Documentation & Continuous Improvement
- Maintain detailed operational runbooks, architecture documentation, and platform standards.
- Develop and improve operational procedures and automation.
- Drive continuous improvements in cloud reliability, security, and efficiency.
- Provide technical mentorship and guidance to engineering teams.
Required Qualifications
- Bachelor's Degree in Computer Science, Information Technology, Engineering, or related field preferred.
- 10+ years of IT infrastructure experience with at least 5+ years managing AWS environments.
- Strong hands-on experience operating large-scale AWS cloud platforms.
- Deep expertise in Infrastructure as Code (IaC) and cloud automation.
- Strong networking fundamentals including routing, DNS, firewalls, load balancing, VPNs, and hybrid cloud connectivity.
- Proven experience managing multi-account AWS environments.
- Experience supporting highly available and mission-critical cloud workloads.
- Strong troubleshooting and incident management skills.
- Excellent documentation and communication skills.

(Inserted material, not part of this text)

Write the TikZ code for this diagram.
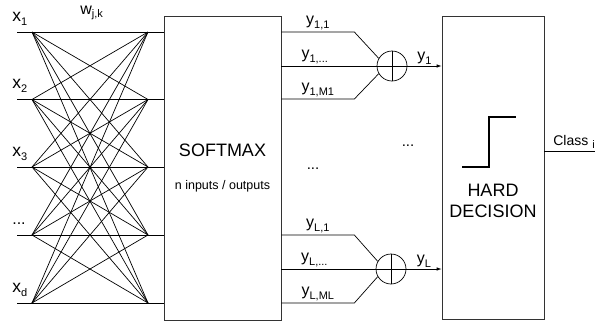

- Ability to work independently and collaborate effectively across cross-functional teams.
Technical Skills
AWS Services
- AWS Organizations
- IAM
- VPC
- Transit Gateway
- Route 53
- EC2
- Auto Scaling
- Load Balancers
- S3
- EBS
- RDS
- ECS
- EKS
- CloudTrail
- CloudWatch
- Config
- Security Hub
- GuardDuty
- AWS Backup
- Systems Manager
- KMS
Infrastructure as Code & Automation
- Terraform
- AWS CloudFormation
- AWS SDK
- Ansible
- GitOps practices
Containers & Orchestration
- Kubernetes
- Amazon EKS
- ECS
- Docker
Security & Compliance
- Identity & Access Management
- Zero Trust Principles
- Security Monitoring
- Governance Controls
- Compliance Frameworks
- Audit Readiness
Monitoring & Observability
- CloudWatch
- Logging & Alerting Platforms
- Operational Dashboards
- Incident Response
Preferred Certifications
Mandatory
- AWS Certified Solutions Architect – Associate
- AWS Certified Security – Specialty
Strongly Preferred for Senior Resources
- AWS Certified Solutions Architect – Professional
- AWS Certified DevOps Engineer – Professional
- HashiCorp Terraform Associate
- Certified Kubernetes Administrator (CKA)
Success Metrics
The successful candidate will be measured on:
- AWS platform availability and reliability
- Security compliance and audit readiness
- Reduction in security findings and operational risks
- Infrastructure automation maturity
- Cloud cost optimization outcomes
- Incident response effectiveness
- Platform governance adherence
- Documentation quality and operational excellence
- Stakeholder satisfaction and collaboration effectiveness
Ideal Candidate Profile
A hands-on AWS platform expert who thrives in operational ownership, cloud governance, security, networking, automation, and cost optimization. This individual takes accountability for keeping cloud environments stable, secure, compliant, and efficient while enabling development teams to focus on delivering business value.